Source code of charts
_ _ _ _ _ _ _

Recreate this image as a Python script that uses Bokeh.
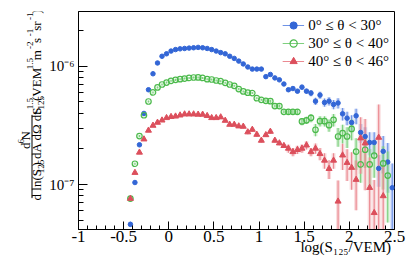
import math
from bokeh.plotting import figure
from bokeh.layouts import row
from bokeh.models import Legend, LegendItem, FixedTicker, ColumnDataSource, Range1d, LinearAxis
from bokeh.core.properties import value
from bokeh.embed import file_html
from bokeh.resources import INLINE

nan = float("nan")

# ---------------- data ----------------
log_s125 = [-0.425, -0.375, -0.325, -0.275, -0.225, -0.175, -0.125, -0.075, -0.025,
            0.025, 0.075, 0.125, 0.175, 0.225, 0.275, 0.325, 0.375, 0.425, 0.475,
            0.525, 0.575, 0.625, 0.675, 0.725, 0.775, 0.825, 0.875, 0.925, 0.975,
            1.025, 1.075, 1.125, 1.175, 1.225, 1.275, 1.325, 1.375, 1.425, 1.475,
            1.525, 1.575, 1.625, 1.675, 1.725, 1.775, 1.825, 1.875, 1.925, 1.975,
            2.025, 2.075, 2.125, 2.175, 2.225, 2.275, 2.325, 2.375, 2.425, 2.475]

flux_0_30 = [4.6e-8, 1.04e-7, 2.17e-7, 4.0e-7, 6.35e-7, 8.67e-7, 1.07e-6, 1.22e-6, 1.28e-6,
             1.35e-6, 1.39e-6, 1.41e-6, 1.42e-6, 1.43e-6, 1.44e-6, 1.45e-6, 1.44e-6, 1.42e-6, 1.39e-6,
             1.35e-6, 1.31e-6, 1.28e-6, 1.22e-6, 1.17e-6, 1.11e-6, 1.05e-6, 9.9e-7, 9.5e-7, 9.5e-7,
             9.5e-7, 8.2e-7, 8.55e-7, 8.0e-7, 7.7e-7, 7.1e-7, 6.35e-7, 6.5e-7, 6.18e-7, 6.68e-7,
             6.18e-7, 5.95e-7, 5.08e-7, 5.72e-7, 4.95e-7, 5.08e-7, 4.77e-7, 4.9e-7, 3.97e-7, 3.65e-7,
             3.35e-7, 3.82e-7, 2.76e-7, 2.55e-7, 2.27e-7, 2.27e-7, 1.37e-7, 1.91e-7, 1.55e-7, 9.4e-8]
relerr_0_30 = [0.05, 0.02, 0.01, 0.01, 0.01, 0.01, 0.01, 0.01, 0.01,
               0.01, 0.01, 0.01, 0.01, 0.01, 0.01, 0.01, 0.01, 0.01, 0.01,
               0.01, 0.01, 0.01, 0.01, 0.01, 0.01, 0.01, 0.01, 0.01, 0.01,
               0.01, 0.01, 0.02, 0.02, 0.02, 0.02, 0.03, 0.04, 0.04, 0.05,
               0.05, 0.06, 0.07, 0.07, 0.08, 0.08, 0.09, 0.10, 0.12, 0.13,
               0.15, 0.15, 0.18, 0.20, 0.22, 0.22, 0.30, 0.35, 0.45, 0.60]

flux_30_40 = [7.6e-8, 1.5e-7, 2.57e-7, 3.86e-7, 5.05e-7, 6.02e-7, 6.64e-7, 7.03e-7, 7.3e-7,
              7.56e-7, 7.7e-7, 7.8e-7, 7.9e-7, 8.0e-7, 8.06e-7, 8.07e-7, 8.0e-7, 7.8e-7, 7.75e-7,
              7.6e-7, 7.5e-7, 7.27e-7, 7.03e-7, 6.86e-7, 6.43e-7, 6.14e-7, 6.0e-7, 5.95e-7, 5.39e-7,
              5.22e-7, 5.12e-7, 5.08e-7, 4.62e-7, 4.62e-7, 4.13e-7, 4.13e-7, 4.13e-7, 4.13e-7, 3.42e-7,
              3.5e-7, 3.67e-7, 2.91e-7, 3.44e-7, 3.44e-7, 3.18e-7, 3.53e-7, 2.55e-7, 2.72e-7, 2.55e-7,
              2.96e-7, 1.9e-7, 1.48e-7, 1.97e-7, 1.48e-7, 1.76e-7, nan, 1.51e-7, 1.19e-7, nan]
relerr_30_40 = [0.03, 0.02, 0.02, 0.02, 0.02, 0.02, 0.02, 0.02, 0.02,
                0.02, 0.02, 0.02, 0.02, 0.02, 0.02, 0.02, 0.02, 0.02, 0.02,
                0.02, 0.02, 0.02, 0.02, 0.02, 0.02, 0.02, 0.02, 0.02, 0.02,
                0.02, 0.03, 0.03, 0.03, 0.03, 0.03, 0.05, 0.05, 0.05, 0.07,
                0.07, 0.08, 0.12, 0.10, 0.10, 0.12, 0.12, 0.18, 0.18, 0.20,
                0.20, 0.30, 0.30, 0.30, 0.35, 0.35, nan, 0.40, 0.60, nan]

flux_40_46 = [7.6e-8, 1.26e-7, 1.87e-7, 2.42e-7, 2.87e-7, 3.16e-7, 3.35e-7, 3.5e-7, 3.67e-7,
              3.75e-7, 3.78e-7, 3.86e-7, 3.94e-7, 3.94e-7, 3.94e-7, 3.92e-7, 3.92e-7, 3.82e-7, 3.67e-7,
              3.67e-7, 3.72e-7, 3.48e-7, 3.22e-7, 3.22e-7, 3.12e-7, 3.1e-7, 2.78e-7, 2.92e-7, 2.65e-7,
              2.36e-7, 2.63e-7, 2.81e-7, 2.36e-7, 2.24e-7, 2.13e-7, 2.02e-7, 1.89e-7, 1.97e-7, 2.02e-7,
              2.15e-7, 1.89e-7, 2.02e-7, 1.82e-7, 1.6e-7, 1.36e-7, 1.6e-7, 7.2e-8, 1.77e-7, 1.53e-7,
              1.39e-7, 1.1e-7, 2.47e-7, 2.24e-7, 9.4e-8, 5.76e-8, 2.5e-7, 8.0e-8, nan, nan]
relerr_40_46 = [0.03, 0.02, 0.02, 0.02, 0.02, 0.02, 0.02, 0.02, 0.02,
                0.02, 0.02, 0.02, 0.02, 0.02, 0.02, 0.02, 0.02, 0.02, 0.02,
                0.02, 0.02, 0.02, 0.02, 0.02, 0.02, 0.04, 0.04, 0.04, 0.04,
                0.04, 0.04, 0.04, 0.04, 0.04, 0.04, 0.08, 0.08, 0.08, 0.08,
                0.08, 0.08, 0.10, 0.12, 0.15, 0.18, 0.15, 0.50, 0.25, 0.30,
                0.35, 0.45, 0.50, 0.60, 0.80, 0.90, 0.90, 0.80, nan, nan]

series_labels = ["0° ≤ θ < 30°", "30° ≤ θ < 40°", "40° ≤ θ < 46°"]

x_ticks = [-1, -0.5, 0, 0.5, 1, 1.5, 2, 2.5]
x_tick_labels = ["-1", "-0.5", "0", "0.5", "1", "1.5", "2", "2.5"]
x_minor = [-0.9, -0.8, -0.7, -0.6, -0.4, -0.3, -0.2, -0.1, 0.1, 0.2, 0.3, 0.4,
           0.6, 0.7, 0.8, 0.9, 1.1, 1.2, 1.3, 1.4, 1.6, 1.7, 1.8, 1.9, 2.1, 2.2, 2.3, 2.4]
y_ticks = [1e-7, 1e-6]
y_tick_labels = ["10⁻⁷", "10⁻⁶"]
y_minor = [5e-8, 6e-8, 7e-8, 8e-8, 9e-8, 2e-7, 3e-7, 4e-7, 5e-7, 6e-7, 7e-7, 8e-7, 9e-7, 2e-6]
x_title = "log(S₁₂₅/VEM)"
x_title_at = 1.96           # centre of the x title, in log(S125) units

# ---------------- layout constants (page pixels) ----------------
FONT = "Liberation Serif"
W, H = 409, 271
STRIP = 46                      # left strip holding the y-axis title
FL, FR, FT, FB = 76, 394, 11, 229

# ---------------- main figure ----------------
p = figure(width=W - STRIP, height=H, x_range=(-1, 2.5), y_range=(4.16e-8, 2.92e-6),
           y_axis_type="log", output_backend="svg", toolbar_location=None,
           min_border_left=FL - STRIP, min_border_right=W - FR, min_border_top=FT,
           min_border_bottom=H - FB)
p.grid.visible = False
p.outline_line_color = "black"
p.outline_line_width = 1
p.background_fill_color = "white"
p.border_fill_color = "white"

xa = p.xaxis[0]
xa.ticker = FixedTicker(ticks=x_ticks, minor_ticks=x_minor)
xa.major_label_overrides = {t: s for t, s in zip(x_ticks, x_tick_labels)}
xa.major_tick_in = 8
xa.major_tick_out = 0
xa.minor_tick_in = 4
xa.minor_tick_out = 0
xa.axis_line_color = "black"
xa.major_tick_line_color = "black"
xa.minor_tick_line_color = "black"
xa.major_label_text_font = FONT
xa.major_label_text_font_size = "17px"
xa.major_label_text_color = "black"
xa.major_label_standoff = 1

# second bottom axis: only carries the x title, right-aligned under the frame
ta = LinearAxis(ticker=FixedTicker(ticks=[x_title_at], minor_ticks=[]),
                major_label_overrides={x_title_at: x_title},
                axis_line_color=None, major_tick_line_color=None, minor_tick_line_color=None,
                major_tick_in=0, major_tick_out=0, minor_tick_in=0, minor_tick_out=0,
                major_label_text_font=FONT, major_label_text_font_size="15px",
                major_label_text_color="black", major_label_standoff=-6)
p.add_layout(ta, "below")

ya = p.yaxis[0]
ya.ticker = FixedTicker(ticks=y_ticks, minor_ticks=y_minor)
ya.major_label_overrides = {t: s for t, s in zip(y_ticks, y_tick_labels)}
ya.major_label_text_font = FONT
ya.major_label_text_font_size = "15px"
ya.major_label_text_color = "black"
ya.major_label_standoff = 4
ya.major_tick_in = 9
ya.major_tick_out = 0
ya.minor_tick_in = 5
ya.minor_tick_out = 0
ya.axis_line_color = "black"
ya.major_tick_line_color = "black"
ya.minor_tick_line_color = "black"

colors = ["#3366d6", "#4cba4c", "#dc4f5c"]
bar_colors = ["#6f93e6", "#7fd07f", "#eb8a92"]
fluxes = [flux_0_30, flux_30_40, flux_40_46]
relerrs = [relerr_0_30, relerr_30_40, relerr_40_46]

for i in range(3):
    xs, lo, hi = [], [], []
    for x, v, r in zip(log_s125, fluxes[i], relerrs[i]):
        if math.isnan(v):
            continue
        xs.append(x)
        lo.append(max(v * (1 - r), 1e-9))
        hi.append(v * (1 + r))
    p.segment(x0=xs, y0=lo, x1=xs, y1=hi, line_color=bar_colors[i], line_width=4, line_alpha=0.3)
    p.segment(x0=xs, y0=lo, x1=xs, y1=hi, line_color=bar_colors[i], line_width=1.2)

items = []
for i in range(3):
    ys = fluxes[i]
    if i == 0:
        r = p.scatter(log_s125, ys, marker="circle", size=4.5, fill_color=colors[0], line_color=colors[0])
    elif i == 1:
        r = p.scatter(log_s125, ys, marker="circle", size=5.5, fill_color=None, line_color=colors[1], line_width=1.2)
    else:
        r = p.scatter(log_s125, ys, marker="triangle", size=6, fill_color=colors[2], line_color=colors[2])
    lr = p.line(x=[nan], y=[nan], line_color=bar_colors[i], line_width=1.2)
    items.append(LegendItem(label=series_labels[i], renderers=[lr, r]))

legend = Legend(items=items, location="top_right", margin=0, padding=5, spacing=0,
                label_height=18, glyph_height=18, glyph_width=22, label_standoff=4,
                label_text_font=FONT, label_text_font_size="15px", label_text_color="black",
                label_text_line_height=1.0,
                border_line_alpha=0, background_fill_alpha=0)
p.add_layout(legend)

# ---------------- left strip: y-axis title (fraction) ----------------
q = figure(width=STRIP, height=H, x_range=Range1d(0, STRIP), y_range=Range1d(0, H),
           output_backend="svg", toolbar_location=None, min_border=0,
           min_border_left=0, min_border_right=0, min_border_top=0, min_border_bottom=0,
           x_axis_location=None, y_axis_location=None)
q.grid.visible = False
q.outline_line_color = None
q.background_fill_color = "white"
q.border_fill_color = "white"

WIDTHS = {' ': 250, '(': 333, ')': 333, '.': 250, '/': 278, '-': 333, 'd': 500, 'l': 278,
          'n': 500, 'o': 500, 'g': 500, 's': 389, 'r': 333, 't': 278, 'm': 778, 'A': 722,
          'E': 611, 'M': 889, 'N': 722, 'S': 556, 'V': 722, 'Ω': 768}


def tw(s, size):
    return sum(WIDTHS.get(c, 500) for c in s) * size / 1000.0


runs_x, runs_y, runs_t, runs_s = [], [], [], []


def chain(runs, start_py):
    """runs: (text, size, centre x in page px, advances?) laid out upward from start_py."""
    a = start_py
    for t, s, cx, adv in runs:
        w = tw(t, s)
        runs_x.append(cx)
        runs_y.append(H - (a - w / 2))
        runs_t.append(t)
        runs_s.append(f"{s}px")
        if adv:
            a -= w
    return a


DEN, NUM, RP = 35.5, 24.5, 35.5   # centre lines of denominator, numerator, following text
den_start = 231
den_end = chain([("d ln(S", 13, DEN, True), ("125", 9, DEN + 4.5, True),
                 (") dA dΩ dt", 13, DEN, True)], den_start)
num_len = tw("d", 13) + tw("6", 9) + tw("N", 13)
chain([("d", 13, NUM, True), ("6", 9, NUM - 4, True), ("N", 13, NUM, True)], 160 + num_len / 2)
rp_start = den_end - 2
a = chain([("S", 13, RP, True)], rp_start)
chain([("1.5", 9, RP - 6, False)], a)
chain([("125", 9, RP + 4.5, True), (" (VEM", 13, RP, True), ("1.5", 9, RP - 6, True),
       (" m", 13, RP, True), ("-2", 9, RP - 6, True), (" s", 13, RP, True),
       ("-1", 9, RP - 6, True), (" sr", 13, RP, True), ("-1", 9, RP - 6, True),
       (")", 13, RP, True)], a)

src = ColumnDataSource(dict(x=runs_x, y=runs_y, text=runs_t, size=runs_s))
q.text(x="x", y="y", text="text", source=src, angle=math.pi / 2, text_font=value(FONT),
       text_font_size="size", text_color="black", text_align="center", text_baseline="middle")
q.segment(x0=[31.5], y0=[H - den_start - 1], x1=[31.5], y1=[H - den_end + 1],
          line_color="black", line_width=1)

layout = row(q, p, spacing=0)
open("out.html", "w").write(file_html(layout, INLINE))
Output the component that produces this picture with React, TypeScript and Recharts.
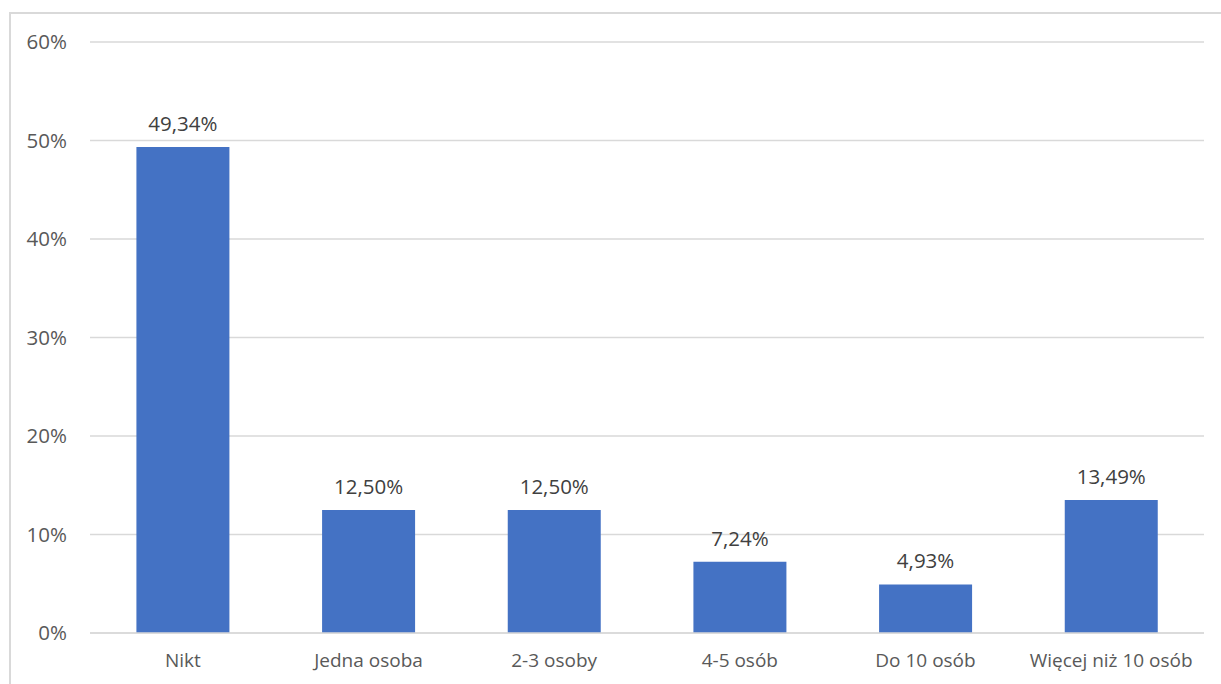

_ _ _ _ _ _ _

GIVEN EXERCISE: Retype the records above word for word, from their first line through the line containing "2.375, 2.425, 2.475]", and leave out every picture.

FULL OUTPUT:
Recreate this image as a Python script that uses Bokeh.
import math
from bokeh.plotting import figure
from bokeh.layouts import row
from bokeh.models import Legend, LegendItem, FixedTicker, ColumnDataSource, Range1d, LinearAxis
from bokeh.core.properties import value
from bokeh.embed import file_html
from bokeh.resources import INLINE

nan = float("nan")

# ---------------- data ----------------
log_s125 = [-0.425, -0.375, -0.325, -0.275, -0.225, -0.175, -0.125, -0.075, -0.025,
            0.025, 0.075, 0.125, 0.175, 0.225, 0.275, 0.325, 0.375, 0.425, 0.475,
            0.525, 0.575, 0.625, 0.675, 0.725, 0.775, 0.825, 0.875, 0.925, 0.975,
            1.025, 1.075, 1.125, 1.175, 1.225, 1.275, 1.325, 1.375, 1.425, 1.475,
            1.525, 1.575, 1.625, 1.675, 1.725, 1.775, 1.825, 1.875, 1.925, 1.975,
            2.025, 2.075, 2.125, 2.175, 2.225, 2.275, 2.325, 2.375, 2.425, 2.475]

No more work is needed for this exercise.